2011年1月11日(火) - アフマド・ビン・アリ・スタジアム
1
1-1
0-1
2
マフムード

13'

得点者
42'
84'
レザエイ
モバリ

グループDの2試合目は隣国同士、政治的にも対立した歴史を持つイラクとイランのダービーマッチとなった。試合はイラクが先制したものの、その後イランが持ち直して2点を取り返し逆転勝利を飾る結果となった。

イランは試合の入り方は失敗したと言っていい。右サイドバックに守備的なラハマティを配置し、センターハーフのテイムリアンとモバリにもリスクマネージメントを意識させ、相手の強力な前線4人を抑えるブロックを構築。そして前線の3人は高い位置に残り、サイドでショジャイーとレザエイが仕掛けてチャンスを産み出そうという狙いであった。

ところがこれがあまり機能せず。
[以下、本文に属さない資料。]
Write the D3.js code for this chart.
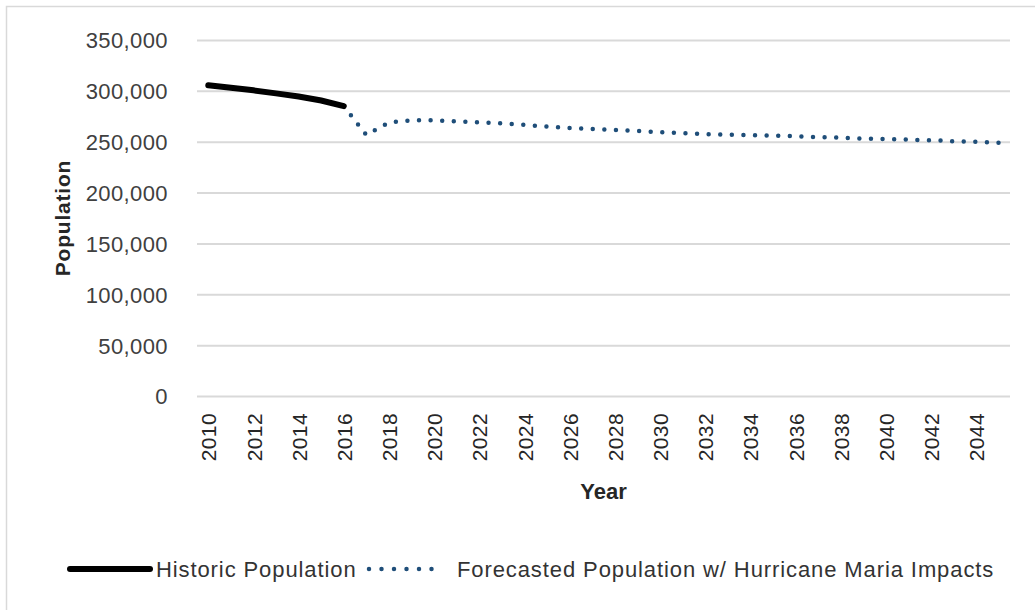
<!DOCTYPE html>
<html>
<head>
<meta charset="utf-8">
<script src="https://cdn.jsdelivr.net/npm/d3@7"></script>
<style>
  body { margin: 0; background: #fff; }
  text { font-family: "Liberation Sans", Arial, sans-serif; }
</style>
</head>
<body>
<div id="wrapper"></div>
<script>
// years on the x axis
let years = d3.range(2010, 2046);
let tickYears = years.filter(y => (y - 2010) % 2 === 0);

// historic population 2010-2016
let historicYears = [2010, 2011, 2012, 2013, 2014, 2015, 2016];
let historicPop = [305500, 303000, 300500, 297500, 294500, 290500, 285000];

// forecast 2016-2045, with hurricane maria impacts
let forecastYears = d3.range(2016, 2046);
let forecastPop = [
  285000, 256500, 269000, 271000, 271000, 270000, 269000, 268000, 266500, 265000,
  263500, 262500, 261500, 260500, 259500, 258500, 257500, 257000, 256500, 256000,
  255500, 254500, 254000, 253000, 252500, 252000, 251500, 250500, 250000, 249000
];
let yTicks = [0, 50000, 100000, 150000, 200000, 250000, 300000, 350000];

let seriesNames = ["Historic Population", "Forecasted Population w/ Hurricane Maria Impacts"];
let forecastColor = "#1f4e79";

let dimensions = {
  width: 1035,
  height: 610,
  margin: { top: 40, right: 25, bottom: 214, left: 197 }
};
dimensions.boundedWidth = dimensions.width - dimensions.margin.left - dimensions.margin.right;
dimensions.boundedHeight = dimensions.height - dimensions.margin.top - dimensions.margin.bottom;

let wrapper = d3.select("#wrapper")
  .append("svg")
  .attr("width", dimensions.width)
  .attr("height", dimensions.height);

// chart area border (runs off the right / bottom edge)
wrapper.append("rect")
  .attr("x", 6.5).attr("y", 6.5)
  .attr("width", 1040).attr("height", 620)
  .attr("fill", "none")
  .attr("stroke", "#d9d9d9")
  .attr("stroke-width", 1.5);

let bounds = wrapper.append("g")
  .attr("transform", `translate(${dimensions.margin.left},${dimensions.margin.top})`);

let xScale = d3.scalePoint()
  .domain(years)
  .range([0, dimensions.boundedWidth])
  .padding(0.5);

let yScale = d3.scaleLinear()
  .domain([0, 350000])
  .range([dimensions.boundedHeight, 0]);

// y axis + gridlines
let yAxis = bounds.append("g")
  .call(d3.axisLeft(yScale)
    .tickValues(yTicks)
    .tickFormat(d3.format(","))
    .tickSize(-dimensions.boundedWidth)
    .tickPadding(29));
yAxis.select(".domain").remove();
yAxis.selectAll("line")
  .attr("stroke", "#d9d9d9")
  .attr("stroke-width", 2);
yAxis.selectAll("text")
  .attr("fill", "#404040")
  .style("font-size", "22px")
  .style("letter-spacing", "0.4px")
  .attr("dy", "0.36em");

// x axis labels (rotated)
let xAxis = bounds.append("g")
  .attr("transform", `translate(0,${dimensions.boundedHeight})`)
  .call(d3.axisBottom(xScale).tickValues(tickYears).tickSize(0));
xAxis.select(".domain").remove();
xAxis.selectAll("text")
  .attr("fill", "#262626")
  .style("font-size", "21px")
  .style("letter-spacing", "0.4px")
  .attr("transform", "rotate(-90)")
  .attr("x", -17)
  .attr("y", 0)
  .attr("dy", "0.36em")
  .style("text-anchor", "end");

// axis titles
wrapper.append("text")
  .attr("x", dimensions.margin.left + dimensions.boundedWidth / 2)
  .attr("y", 499)
  .attr("text-anchor", "middle")
  .attr("font-weight", "bold")
  .attr("font-size", "22px")
  .attr("fill", "#262626")
  .text("Year");

wrapper.append("text")
  .attr("transform", `translate(70,${dimensions.margin.top + dimensions.boundedHeight / 2}) rotate(-90)`)
  .attr("text-anchor", "middle")
  .attr("font-weight", "bold")
  .attr("font-size", "21px")
  .style("letter-spacing", "0.8px")
  .attr("fill", "#262626")
  .text("Population");

// lines
let lineGen = d3.line()
  .x(d => xScale(d[0]))
  .y(d => yScale(d[1]));

bounds.append("path")
  .datum(forecastYears.map((y, i) => [y, forecastPop[i]]))
  .attr("d", lineGen)
  .attr("fill", "none")
  .attr("stroke", forecastColor)
  .attr("stroke-width", 4.5)
  .attr("stroke-linecap", "round")
  .attr("stroke-dasharray", "0 11.6");

bounds.append("path")
  .datum(historicYears.map((y, i) => [y, historicPop[i]]))
  .attr("d", lineGen)
  .attr("fill", "none")
  .attr("stroke", "#000")
  .attr("stroke-width", 6)
  .attr("stroke-linecap", "round");

// legend
let legend = wrapper.append("g").attr("transform", "translate(0,569)");

legend.append("line")
  .attr("x1", 70).attr("x2", 150)
  .attr("stroke", "#000")
  .attr("stroke-width", 6)
  .attr("stroke-linecap", "round");
legend.append("text")
  .attr("x", 156).attr("y", 8)
  .attr("font-size", "22px")
  .style("letter-spacing", "0.9px")
  .attr("fill", "#333")
  .text(seriesNames[0]);

legend.append("line")
  .attr("x1", 369).attr("x2", 444)
  .attr("stroke", forecastColor)
  .attr("stroke-width", 4.5)
  .attr("stroke-linecap", "round")
  .attr("stroke-dasharray", "0 12.5");
legend.append("text")
  .attr("x", 457).attr("y", 8)
  .attr("font-size", "22px")
  .style("letter-spacing", "0.9px")
  .attr("fill", "#333")
  .text(seriesNames[1]);
</script>
</body>
</html>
守備では中に残りたがるセンターハーフと下がるラハマティの間にスペースが空き、最終ラインの位置も下がってしまった。中盤が前に行く意識が低いため、セカンドボールも支配された。さらに攻撃でも前線に全くサポートや追い越しがなく、3トップが孤立。要するに「前後分断」のサッカーになってしまっていた。

さらに13分、上述したラハマティ周辺のスペースにマフディ・カリムが飛び出してきてクロスを許し、マークが混乱。ファーでイマド・モハメドに折り返され、マフムードに詰められて失点してしまう。最悪のスタートだったと言える。

だがその後、イランは徐々に修正することに成功した。テイムリアン、モバリ、ハジ・サフィなどが前に行く意識を高め、前線との縦の関係を作り出すとともに、セカンドボールを奪取することにも効果を発揮。相手が先制したことでやや積極性を失ったことも手伝い、イランのプレーは向上した。

そして41分、相手のクリアボールを拾い、前に上がっていたテイムリアンがすかさずスルーパスに持ち込むと、レザエイが右から裏にへと飛び出し冷静にゴールを決めた。上述の戦術の改善通りの流れで同点に追いつくことに成功したのである。

後半は相手がそれまでよりやや前に出てきたため互角に近い展開となったが、イランは最終ラインを上げ、中盤の運動量を増やしてサイドをカバーし、3トップはその分積極的に裏に飛び出してサポートがなくても相手を押し下げるプレーを選択。選手を入れ替えずに論理的にバランスを取り、ピンチを防ぎつつ、相手のミスを狙いながら試合を進めた。

そして84分、ついに逆転ゴールを奪取。左サイドからモバリがフリーキックを入れると、ニアでアギリが飛び込み触れなかったことがフェイントに。混乱したゴールキーパーが反応できず、ボールはそのままゴールに吸い込まれていった。これが決勝点となり、イランが初戦を勝利で終えることに成功した。

イラクは力は見せたものの、強豪相手には一歩及ばなかった。エースのマフムードを中心に、その周りを的確に2列目の3人がサポートする連携はさすがの完成度を誇り、序盤は非常に相手を苦しめていた。しかし先制点を取ったあとには、プレビューでも書いた通り腰が引ける悪癖が出てペースを失い、後半も結局最終ラインを上げられなくなり、攻勢に出られるほどの積極性を取り戻すまでに至らなかった。また最終ラインのミスも多く、アジアのトップクラスの国と比べると安定感に欠けるところを露呈してしまったと言える。